Frente al Teatro de los Insurgentes agradecí a la vida el ejemplo que acaban de darme mis hijas, Regina y Paula, que entre cientos de niñas fueron seleccionadas para formar parte del elenco de “Annie, el musical”. Yo suelo creer y profesar que todo es posible, pero pocas veces lo he experimentado tan contundentemente en carne propia o, bueno, a través de ellas. Se trataba de un auténtico sueño suyo y también, de cierta cierta manera, mío. Se me salieron las lágrimas como el día que me dieron la noticia. No podía creerlo, y simultáneamente sí, eran las afortunadas, a las que les sucedió aquello que le ocurre a unos cuantos, lo extraordinario. Somos de esos a los que les pueden pasar cosas imposibles, los que tienen el don de manifestar, de materializar sus deseos y convertir en realidad lo que sueñan.
Al verlas, ya muy cerca del estadio olímpico, pude acelerar otra vez un poco el ritmo, las abracé, lo mismo que a Lorenzo, y les di un beso en la frente a cada uno. Les recordé que los amo y bebí de un trago el Gatorade amarillo helado para enfilarme absolutamente satisfecho a la meta.
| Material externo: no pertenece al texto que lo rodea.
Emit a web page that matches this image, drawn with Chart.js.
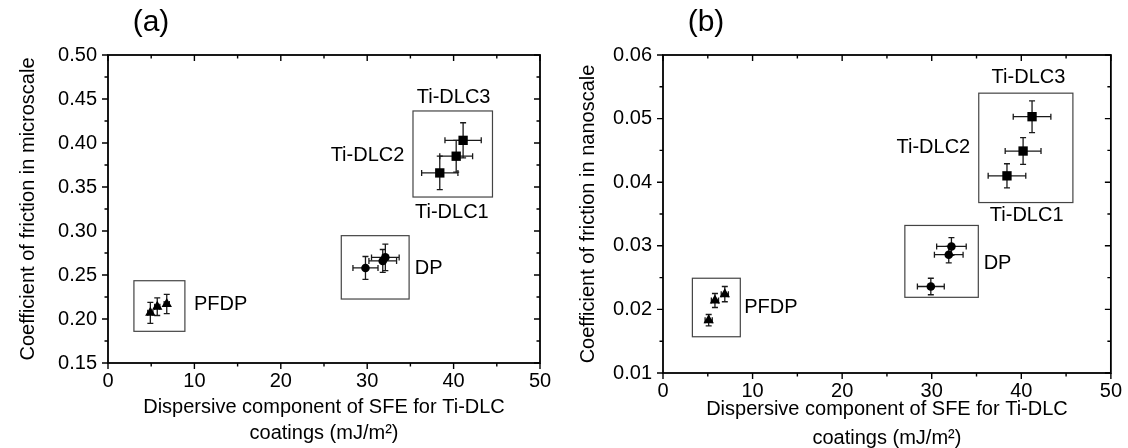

Justo en el km 41 escuché una voz conocida:
—¡Órale, Koloffon, cierra duro, con tu mejor cara! —me gritó Rubén, mi coach, entre la muchedumbre que se aglomeró en el tramo final de la ruta, ahí donde los corredores dan su mayor esfuerzo, porque no hay nada más inspirador que contemplar a un hombre entregarse con todo su ser a una causa hasta las últimas consecuencias.
Enseguida miré mi reloj, estaba a punto de cumplir tres horas y media de carrera, tiempo muy cercano al que Rubén creyó que haría, casi una hora menos que en 2015, cuando corrí por mi cuenta, sin un entrenador y con la preparación mínima. Tener un maestro es otra bendición, la posibilidad de que una persona te transmita su experiencia, es invaluable.